[Records shown start]
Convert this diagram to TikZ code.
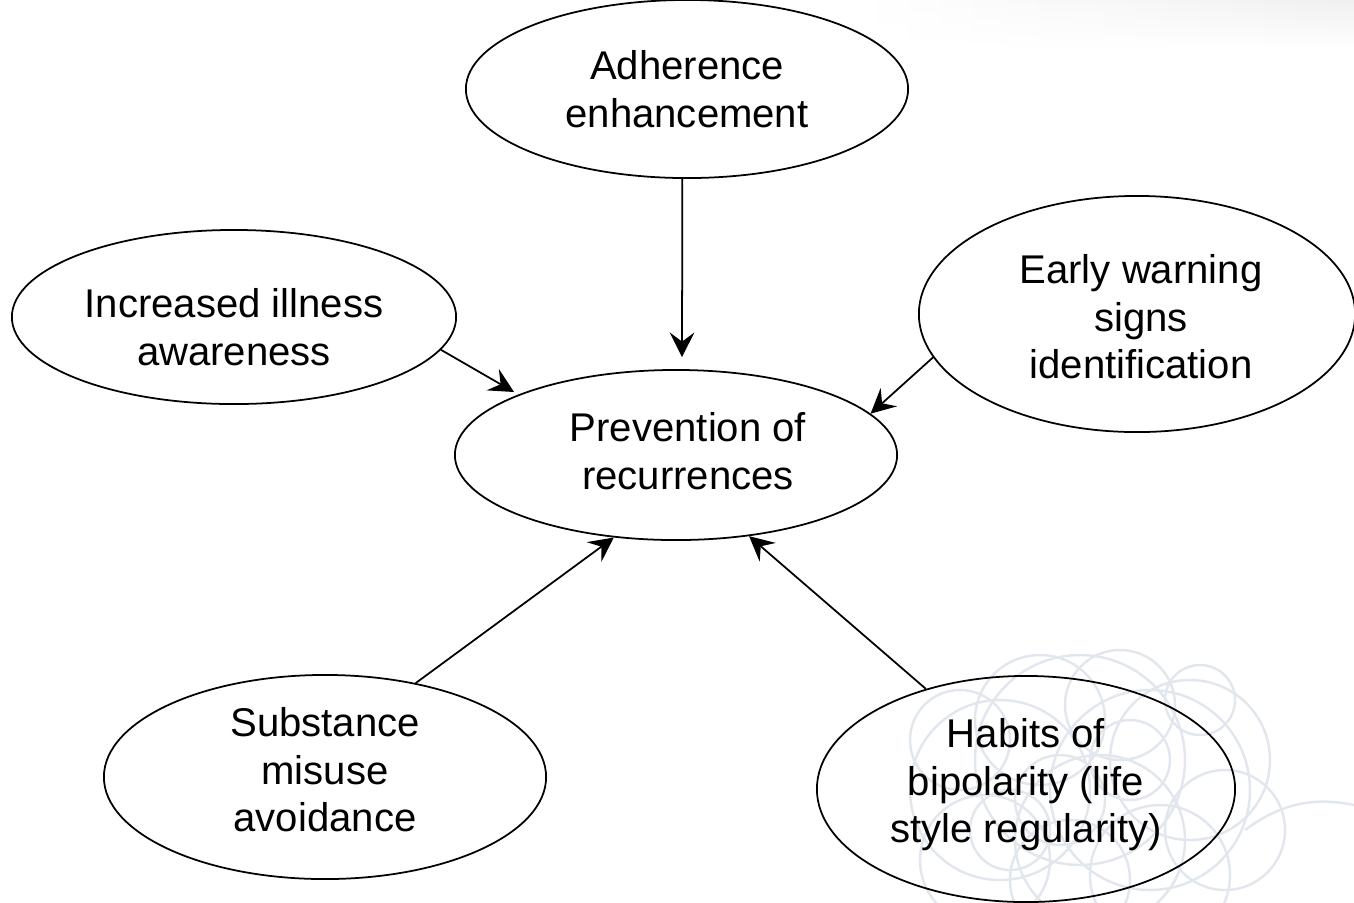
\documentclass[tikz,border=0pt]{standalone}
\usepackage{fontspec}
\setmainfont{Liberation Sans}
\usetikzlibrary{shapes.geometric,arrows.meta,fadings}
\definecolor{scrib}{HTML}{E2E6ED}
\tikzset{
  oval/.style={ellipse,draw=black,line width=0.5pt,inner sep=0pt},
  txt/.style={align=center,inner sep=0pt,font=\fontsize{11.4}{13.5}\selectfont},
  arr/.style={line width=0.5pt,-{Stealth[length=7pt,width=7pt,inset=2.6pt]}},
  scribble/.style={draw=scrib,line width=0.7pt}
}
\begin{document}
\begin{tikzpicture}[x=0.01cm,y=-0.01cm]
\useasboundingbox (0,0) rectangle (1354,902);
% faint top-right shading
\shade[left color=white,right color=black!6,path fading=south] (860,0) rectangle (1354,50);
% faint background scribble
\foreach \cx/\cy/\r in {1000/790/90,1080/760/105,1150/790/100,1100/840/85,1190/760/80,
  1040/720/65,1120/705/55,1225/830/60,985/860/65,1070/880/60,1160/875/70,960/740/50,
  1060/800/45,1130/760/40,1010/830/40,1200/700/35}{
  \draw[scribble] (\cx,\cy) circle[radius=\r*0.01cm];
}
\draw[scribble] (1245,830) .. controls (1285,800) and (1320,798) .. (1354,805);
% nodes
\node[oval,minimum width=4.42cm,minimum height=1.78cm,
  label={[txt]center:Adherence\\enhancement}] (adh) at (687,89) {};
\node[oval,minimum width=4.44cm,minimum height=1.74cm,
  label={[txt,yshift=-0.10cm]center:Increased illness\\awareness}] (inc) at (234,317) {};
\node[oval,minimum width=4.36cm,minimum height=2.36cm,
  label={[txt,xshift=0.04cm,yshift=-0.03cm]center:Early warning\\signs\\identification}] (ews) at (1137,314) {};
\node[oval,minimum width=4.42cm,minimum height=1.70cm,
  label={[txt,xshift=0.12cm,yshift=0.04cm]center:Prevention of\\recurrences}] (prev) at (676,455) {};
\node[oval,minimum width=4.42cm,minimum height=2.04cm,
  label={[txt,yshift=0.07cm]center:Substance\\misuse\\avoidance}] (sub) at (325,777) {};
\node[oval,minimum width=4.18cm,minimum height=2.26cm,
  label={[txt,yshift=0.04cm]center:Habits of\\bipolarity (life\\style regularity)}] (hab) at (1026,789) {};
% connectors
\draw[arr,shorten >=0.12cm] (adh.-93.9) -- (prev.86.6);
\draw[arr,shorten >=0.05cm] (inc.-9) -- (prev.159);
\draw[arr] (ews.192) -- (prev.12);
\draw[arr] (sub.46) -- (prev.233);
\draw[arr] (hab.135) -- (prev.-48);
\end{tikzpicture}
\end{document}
[Records shown end]
[Records shown start]
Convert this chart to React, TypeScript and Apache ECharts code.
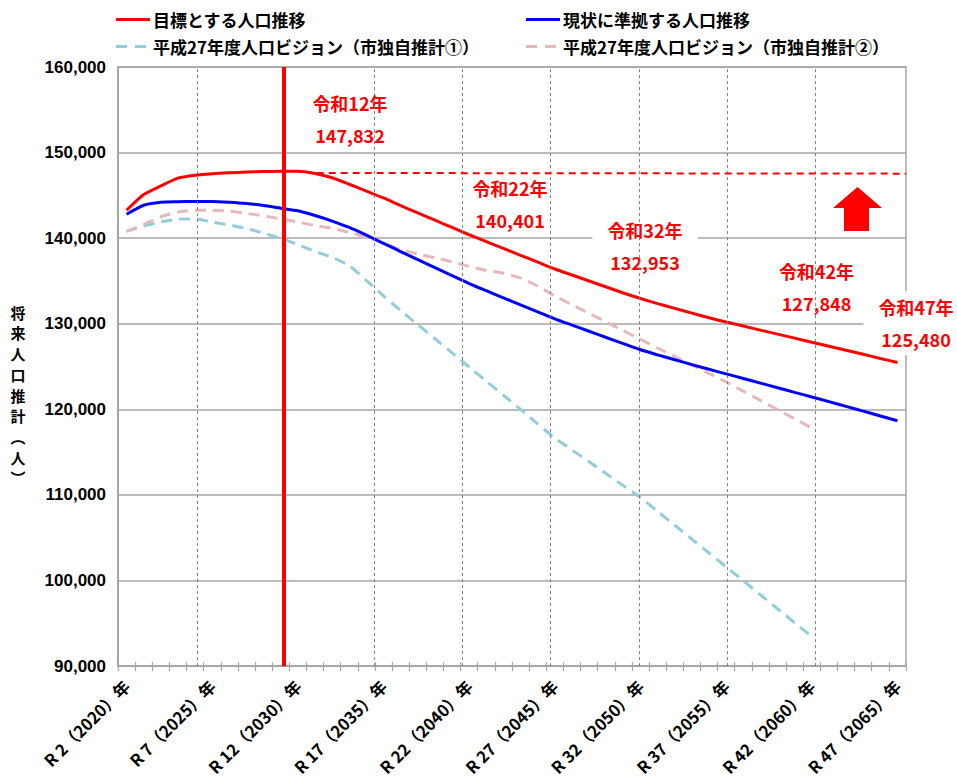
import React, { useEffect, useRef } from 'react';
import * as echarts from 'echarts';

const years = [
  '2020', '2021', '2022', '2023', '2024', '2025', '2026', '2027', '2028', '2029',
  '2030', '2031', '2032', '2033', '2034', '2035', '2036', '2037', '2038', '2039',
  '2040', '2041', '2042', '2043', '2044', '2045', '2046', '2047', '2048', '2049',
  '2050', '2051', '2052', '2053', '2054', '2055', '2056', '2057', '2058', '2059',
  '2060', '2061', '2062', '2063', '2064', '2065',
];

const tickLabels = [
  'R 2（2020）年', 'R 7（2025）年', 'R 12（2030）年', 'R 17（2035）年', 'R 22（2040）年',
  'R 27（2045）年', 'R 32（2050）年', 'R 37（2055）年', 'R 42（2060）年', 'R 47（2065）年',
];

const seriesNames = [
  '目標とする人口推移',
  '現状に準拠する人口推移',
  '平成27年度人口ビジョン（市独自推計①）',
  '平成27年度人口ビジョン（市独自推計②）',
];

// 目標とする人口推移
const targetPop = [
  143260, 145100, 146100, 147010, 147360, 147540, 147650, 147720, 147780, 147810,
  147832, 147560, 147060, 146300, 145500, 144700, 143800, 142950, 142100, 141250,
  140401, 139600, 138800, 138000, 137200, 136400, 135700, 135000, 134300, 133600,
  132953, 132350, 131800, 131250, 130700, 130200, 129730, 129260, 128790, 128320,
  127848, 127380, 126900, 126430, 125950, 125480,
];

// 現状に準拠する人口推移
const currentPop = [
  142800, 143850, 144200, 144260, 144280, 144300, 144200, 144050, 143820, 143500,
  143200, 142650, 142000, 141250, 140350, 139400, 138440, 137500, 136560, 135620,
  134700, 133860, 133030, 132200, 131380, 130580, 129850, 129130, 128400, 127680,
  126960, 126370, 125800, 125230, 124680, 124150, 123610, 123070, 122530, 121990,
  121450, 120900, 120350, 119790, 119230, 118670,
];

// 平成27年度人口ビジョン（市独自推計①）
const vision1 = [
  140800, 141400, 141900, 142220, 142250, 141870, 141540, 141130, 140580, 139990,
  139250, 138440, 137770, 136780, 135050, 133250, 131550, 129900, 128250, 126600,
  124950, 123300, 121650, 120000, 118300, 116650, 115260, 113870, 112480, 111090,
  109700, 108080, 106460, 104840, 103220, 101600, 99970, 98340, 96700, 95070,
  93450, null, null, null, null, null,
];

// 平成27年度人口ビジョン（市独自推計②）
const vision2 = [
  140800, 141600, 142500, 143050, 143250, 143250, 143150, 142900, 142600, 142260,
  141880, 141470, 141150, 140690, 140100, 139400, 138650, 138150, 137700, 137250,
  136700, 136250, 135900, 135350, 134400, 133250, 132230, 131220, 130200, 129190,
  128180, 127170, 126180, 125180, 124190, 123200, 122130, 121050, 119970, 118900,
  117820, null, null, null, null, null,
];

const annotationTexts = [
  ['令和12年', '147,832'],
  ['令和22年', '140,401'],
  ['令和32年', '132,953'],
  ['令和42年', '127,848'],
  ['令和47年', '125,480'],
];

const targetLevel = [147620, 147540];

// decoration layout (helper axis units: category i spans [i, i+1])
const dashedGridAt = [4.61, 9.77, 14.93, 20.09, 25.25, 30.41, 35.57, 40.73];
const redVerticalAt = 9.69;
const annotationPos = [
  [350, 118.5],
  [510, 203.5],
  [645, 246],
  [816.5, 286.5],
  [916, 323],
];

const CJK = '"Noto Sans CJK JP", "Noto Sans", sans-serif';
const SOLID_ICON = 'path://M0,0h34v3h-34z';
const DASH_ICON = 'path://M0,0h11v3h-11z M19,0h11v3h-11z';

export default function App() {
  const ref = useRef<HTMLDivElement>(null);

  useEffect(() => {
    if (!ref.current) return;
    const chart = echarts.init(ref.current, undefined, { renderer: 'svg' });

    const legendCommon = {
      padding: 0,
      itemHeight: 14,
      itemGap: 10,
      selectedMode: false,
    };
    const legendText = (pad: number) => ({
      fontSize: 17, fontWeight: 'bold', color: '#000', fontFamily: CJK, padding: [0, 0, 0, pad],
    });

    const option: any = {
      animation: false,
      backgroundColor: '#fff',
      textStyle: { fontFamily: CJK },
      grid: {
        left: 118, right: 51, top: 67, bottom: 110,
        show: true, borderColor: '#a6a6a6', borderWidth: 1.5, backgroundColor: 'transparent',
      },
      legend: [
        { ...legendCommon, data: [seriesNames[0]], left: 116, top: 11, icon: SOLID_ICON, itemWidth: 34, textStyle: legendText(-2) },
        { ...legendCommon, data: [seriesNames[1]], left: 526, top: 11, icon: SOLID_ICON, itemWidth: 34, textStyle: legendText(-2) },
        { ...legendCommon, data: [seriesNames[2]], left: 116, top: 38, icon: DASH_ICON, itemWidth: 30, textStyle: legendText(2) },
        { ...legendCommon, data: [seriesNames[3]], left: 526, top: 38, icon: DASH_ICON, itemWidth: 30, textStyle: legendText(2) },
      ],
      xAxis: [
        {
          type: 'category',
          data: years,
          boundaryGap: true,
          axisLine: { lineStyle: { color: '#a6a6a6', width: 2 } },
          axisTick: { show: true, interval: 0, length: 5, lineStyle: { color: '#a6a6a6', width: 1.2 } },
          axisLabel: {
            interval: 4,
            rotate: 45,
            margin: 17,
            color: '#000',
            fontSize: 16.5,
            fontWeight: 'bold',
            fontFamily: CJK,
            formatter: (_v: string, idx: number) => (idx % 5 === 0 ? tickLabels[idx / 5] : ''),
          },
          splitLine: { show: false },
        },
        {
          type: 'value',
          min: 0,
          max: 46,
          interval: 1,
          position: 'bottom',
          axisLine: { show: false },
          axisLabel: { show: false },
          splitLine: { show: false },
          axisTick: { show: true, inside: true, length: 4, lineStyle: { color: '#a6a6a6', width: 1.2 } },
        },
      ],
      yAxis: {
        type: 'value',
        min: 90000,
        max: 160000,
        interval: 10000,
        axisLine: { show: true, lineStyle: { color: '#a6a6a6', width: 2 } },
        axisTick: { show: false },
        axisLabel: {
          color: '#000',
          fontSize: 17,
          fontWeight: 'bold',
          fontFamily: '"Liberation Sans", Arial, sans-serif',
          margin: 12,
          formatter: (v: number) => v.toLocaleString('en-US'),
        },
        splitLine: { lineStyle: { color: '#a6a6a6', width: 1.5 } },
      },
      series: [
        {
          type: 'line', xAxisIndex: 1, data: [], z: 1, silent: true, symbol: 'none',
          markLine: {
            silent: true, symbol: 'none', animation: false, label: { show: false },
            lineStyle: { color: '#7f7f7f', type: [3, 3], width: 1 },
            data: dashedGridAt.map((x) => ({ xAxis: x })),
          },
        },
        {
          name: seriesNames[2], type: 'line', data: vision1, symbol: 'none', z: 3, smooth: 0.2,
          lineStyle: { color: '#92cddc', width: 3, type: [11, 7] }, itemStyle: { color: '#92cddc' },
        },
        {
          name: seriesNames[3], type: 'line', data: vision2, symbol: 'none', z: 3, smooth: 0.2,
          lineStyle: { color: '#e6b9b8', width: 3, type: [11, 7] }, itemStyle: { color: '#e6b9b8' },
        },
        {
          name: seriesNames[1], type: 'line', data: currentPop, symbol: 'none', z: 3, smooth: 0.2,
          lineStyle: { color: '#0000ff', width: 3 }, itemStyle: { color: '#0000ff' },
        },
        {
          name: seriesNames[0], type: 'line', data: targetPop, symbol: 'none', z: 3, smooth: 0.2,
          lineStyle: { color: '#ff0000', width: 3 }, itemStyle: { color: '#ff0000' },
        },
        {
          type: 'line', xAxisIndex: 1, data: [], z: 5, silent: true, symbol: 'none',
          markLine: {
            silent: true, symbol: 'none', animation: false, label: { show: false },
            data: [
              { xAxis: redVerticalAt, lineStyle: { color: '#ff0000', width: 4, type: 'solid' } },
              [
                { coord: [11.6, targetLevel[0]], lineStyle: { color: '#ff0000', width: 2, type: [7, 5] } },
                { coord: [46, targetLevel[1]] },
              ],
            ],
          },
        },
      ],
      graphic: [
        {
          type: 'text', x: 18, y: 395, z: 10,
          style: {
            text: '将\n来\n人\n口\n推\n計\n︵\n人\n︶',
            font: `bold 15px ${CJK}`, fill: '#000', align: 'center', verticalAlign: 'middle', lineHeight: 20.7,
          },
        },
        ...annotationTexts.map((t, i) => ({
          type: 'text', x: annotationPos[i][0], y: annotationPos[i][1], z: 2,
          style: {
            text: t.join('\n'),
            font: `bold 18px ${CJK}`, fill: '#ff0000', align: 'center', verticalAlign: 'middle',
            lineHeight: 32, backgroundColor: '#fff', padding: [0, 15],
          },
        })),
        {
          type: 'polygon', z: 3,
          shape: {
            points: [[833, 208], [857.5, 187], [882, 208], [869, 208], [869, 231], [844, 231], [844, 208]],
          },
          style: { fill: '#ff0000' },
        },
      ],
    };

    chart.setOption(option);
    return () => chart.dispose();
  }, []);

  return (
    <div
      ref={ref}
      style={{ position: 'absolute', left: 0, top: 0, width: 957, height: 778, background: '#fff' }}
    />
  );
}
[Records shown end]
#### [To be done]
Show every line above in which the word "React" occurs.

#### [Reply]
Convert this chart to React, TypeScript and Apache ECharts code.
import React, { useEffect, useRef } from 'react';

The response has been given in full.